A female suicide bomber detonated her belt bomb on Wednesday near some Iraqi army humvees in front of a courthouse in Baquba, killing at least 11 persons and wounding 20. Five Iraqi soldiers were killed, including 2 Majors. Baquba, the capital of Diyala Province, is 35 miles northeast of Baghdad. It is riven by conflicts between Sunnis and Shiites and between Arabs and Kurds.
The Turkish parliament renewed the blanket permission it has given its army to attack Kurdish rebels inside northern Iraq. It is really quite extraordinary that what would ordinarily be viewed as acts of war go without remark almost everywhere but in the Kurdish press of northern Iraq.
Sunni Arab guerrillas are waging a campaign of killing against Iraqi Christians in Mosul.
The next National Intelligence Estimate on Iraq will likely say that the place is an ethnic and sectarian tinderbox that could explode at any moment.
Magnetized or ‘sticky’ bombs are being deployed against vehicles by Iraqi guerrillas with increasing frequency as a tool of assassination aimed at the middle managers of the Iraqi government as well as top officials.
Iraqi professionals are still fleeing the country in droves, according to Tina Susman of the LAT.
Straitened economic circumstances may place in doubt the US military budget of $694 billion a year or so, which is at World War II levels.
Iraq will likely hold provincial elections early in 2009. Several incumbent parties could lose power at the provincial level, though they would retain their position in parliament until the next polls for the federal legislature. One thing to watch is how the Islamic Supreme Council of Iraq does in the Shiite south, where it now dominates most provinces. If it loses to the Sadr Movement, the latter’s leader Muqtada al-Sadr would be in a position to block the planned amalgamation of southern provinces into a Shiite super province.
Among the likely losers is the Sunni Arab fundamentalist party, the Iraqi Islamic Party, The IIP may lose big to the Awakening Councils, or pro-American militias. Al-Zaman reports in Arabic that the Al-Maliki government, which has assumed responsibility for most of these former guerrillas, is arresting more of the Awakening Council members.
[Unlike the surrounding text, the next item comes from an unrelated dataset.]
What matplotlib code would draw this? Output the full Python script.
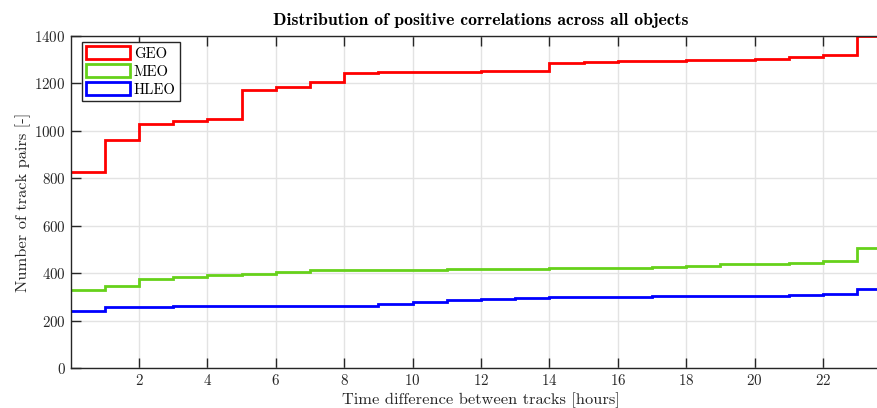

The Federal Communnications Commission will investigate the ties of retired military analysts on cable and network television to the Pentagon, which used them as “force multimpliers”. Although the NYT blew the whistle on these links months ago, the television networks never even reported the allegations!
Mahmud Shahrudi, chief of the Iranian judiciary and himself of Iraqi origin, said Wednesday that Iraq does not need US troops on its soil, and that Iraq should not sign a Status of Forces Agreement with the US.
McClatchy reports other political violence in Iraq on on Tuesday and Wednesday:
Around 7:30 a.m. a roadside bomb exploded in Baladiyat neighborhood in east Baghdad. No casualties were reported.
Two civilians were injured by a roadside bomb in Adhemiyah neighborhood in east Baghdad around 6:30 p.m.
Police found one unidentified body in Obeidi neighborhood.
Around 11:45 a.m. a female suicide bomber blew herself up near the Diyala governorate building in downtown Baquba city north of Baghdad targeting security forces. Five Iraqi soldiers were killed including 2 high rank officers (2 Majors) in addition to a policeman and three civilians. Twenty people (16 civilians and 4 policemen were injured)
Three policemen were killed and six others were wounded by a roadside bomb in al Rashidiyah neighborhood in Mosul city on Wednesday afternoon.
Gunmen killed two Christian men on Tuesday evening in Mosul city.
Gunmen killed a Christian man on Wednesday morning in Mosul city.’